━━━━━ Material ━━━━━
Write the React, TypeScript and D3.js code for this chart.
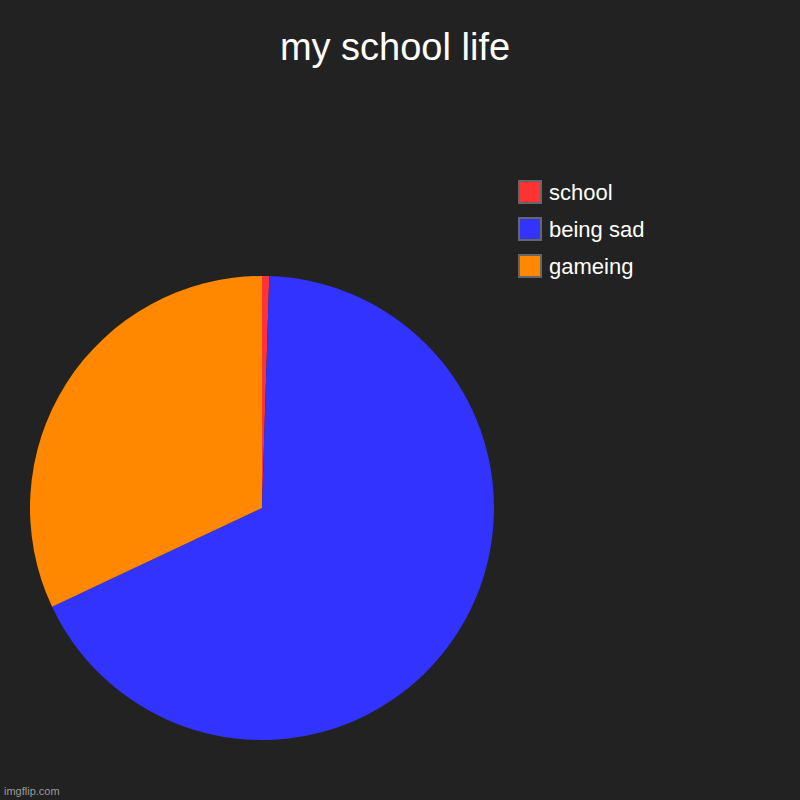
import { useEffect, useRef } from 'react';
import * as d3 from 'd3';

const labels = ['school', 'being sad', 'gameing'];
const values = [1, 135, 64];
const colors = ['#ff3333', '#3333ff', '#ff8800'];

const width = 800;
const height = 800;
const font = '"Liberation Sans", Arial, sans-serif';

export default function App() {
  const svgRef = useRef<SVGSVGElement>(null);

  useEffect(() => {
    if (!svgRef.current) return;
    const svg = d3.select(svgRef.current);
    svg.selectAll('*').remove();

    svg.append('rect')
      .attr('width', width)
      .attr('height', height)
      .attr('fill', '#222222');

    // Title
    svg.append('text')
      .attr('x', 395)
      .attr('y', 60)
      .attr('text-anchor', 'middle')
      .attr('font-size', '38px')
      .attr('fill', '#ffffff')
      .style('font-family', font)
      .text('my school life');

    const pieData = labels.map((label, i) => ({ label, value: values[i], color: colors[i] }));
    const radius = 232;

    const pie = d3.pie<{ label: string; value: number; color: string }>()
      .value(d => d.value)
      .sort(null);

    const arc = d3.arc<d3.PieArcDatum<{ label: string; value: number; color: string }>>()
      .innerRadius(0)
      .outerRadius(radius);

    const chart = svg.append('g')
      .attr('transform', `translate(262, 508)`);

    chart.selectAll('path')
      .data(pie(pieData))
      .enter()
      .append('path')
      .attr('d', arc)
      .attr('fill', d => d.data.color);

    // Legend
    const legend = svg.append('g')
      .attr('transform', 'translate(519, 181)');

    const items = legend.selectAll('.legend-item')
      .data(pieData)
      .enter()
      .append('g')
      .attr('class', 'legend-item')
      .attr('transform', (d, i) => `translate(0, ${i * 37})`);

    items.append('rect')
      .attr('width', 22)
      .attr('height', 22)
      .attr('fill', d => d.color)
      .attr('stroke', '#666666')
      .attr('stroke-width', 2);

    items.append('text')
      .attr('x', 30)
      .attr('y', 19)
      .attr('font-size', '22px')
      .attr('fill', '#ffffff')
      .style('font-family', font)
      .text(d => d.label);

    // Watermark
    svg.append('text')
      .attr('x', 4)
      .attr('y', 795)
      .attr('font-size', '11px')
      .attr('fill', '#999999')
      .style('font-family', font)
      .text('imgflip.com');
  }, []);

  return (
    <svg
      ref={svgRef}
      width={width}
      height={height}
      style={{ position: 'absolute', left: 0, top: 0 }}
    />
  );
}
━━━━━
- Given task
Retype the data above exactly; pictures are not part of the copy.

- Result of the exercise
Write the React, TypeScript and D3.js code for this chart.
import { useEffect, useRef } from 'react';
import * as d3 from 'd3';

const labels = ['school', 'being sad', 'gameing'];
const values = [1, 135, 64];
const colors = ['#ff3333', '#3333ff', '#ff8800'];

const width = 800;
const height = 800;
const font = '"Liberation Sans", Arial, sans-serif';

export default function App() {
  const svgRef = useRef<SVGSVGElement>(null);

  useEffect(() => {
    if (!svgRef.current) return;
    const svg = d3.select(svgRef.current);
    svg.selectAll('*').remove();

    svg.append('rect')
      .attr('width', width)
      .attr('height', height)
      .attr('fill', '#222222');

    // Title
    svg.append('text')
      .attr('x', 395)
      .attr('y', 60)
      .attr('text-anchor', 'middle')
      .attr('font-size', '38px')
      .attr('fill', '#ffffff')
      .style('font-family', font)
      .text('my school life');

    const pieData = labels.map((label, i) => ({ label, value: values[i], color: colors[i] }));
    const radius = 232;

    const pie = d3.pie<{ label: string; value: number; color: string }>()
      .value(d => d.value)
      .sort(null);

    const arc = d3.arc<d3.PieArcDatum<{ label: string; value: number; color: string }>>()
      .innerRadius(0)
      .outerRadius(radius);

    const chart = svg.append('g')
      .attr('transform', `translate(262, 508)`);

    chart.selectAll('path')
      .data(pie(pieData))
      .enter()
      .append('path')
      .attr('d', arc)
      .attr('fill', d => d.data.color);

    // Legend
    const legend = svg.append('g')
      .attr('transform', 'translate(519, 181)');

    const items = legend.selectAll('.legend-item')
      .data(pieData)
      .enter()
      .append('g')
      .attr('class', 'legend-item')
      .attr('transform', (d, i) => `translate(0, ${i * 37})`);

    items.append('rect')
      .attr('width', 22)
      .attr('height', 22)
      .attr('fill', d => d.color)
      .attr('stroke', '#666666')
      .attr('stroke-width', 2);

    items.append('text')
      .attr('x', 30)
      .attr('y', 19)
      .attr('font-size', '22px')
      .attr('fill', '#ffffff')
      .style('font-family', font)
      .text(d => d.label);

    // Watermark
    svg.append('text')
      .attr('x', 4)
      .attr('y', 795)
      .attr('font-size', '11px')
      .attr('fill', '#999999')
      .style('font-family', font)
      .text('imgflip.com');
  }, []);

  return (
    <svg
      ref={svgRef}
      width={width}
      height={height}
      style={{ position: 'absolute', left: 0, top: 0 }}
    />
  );
}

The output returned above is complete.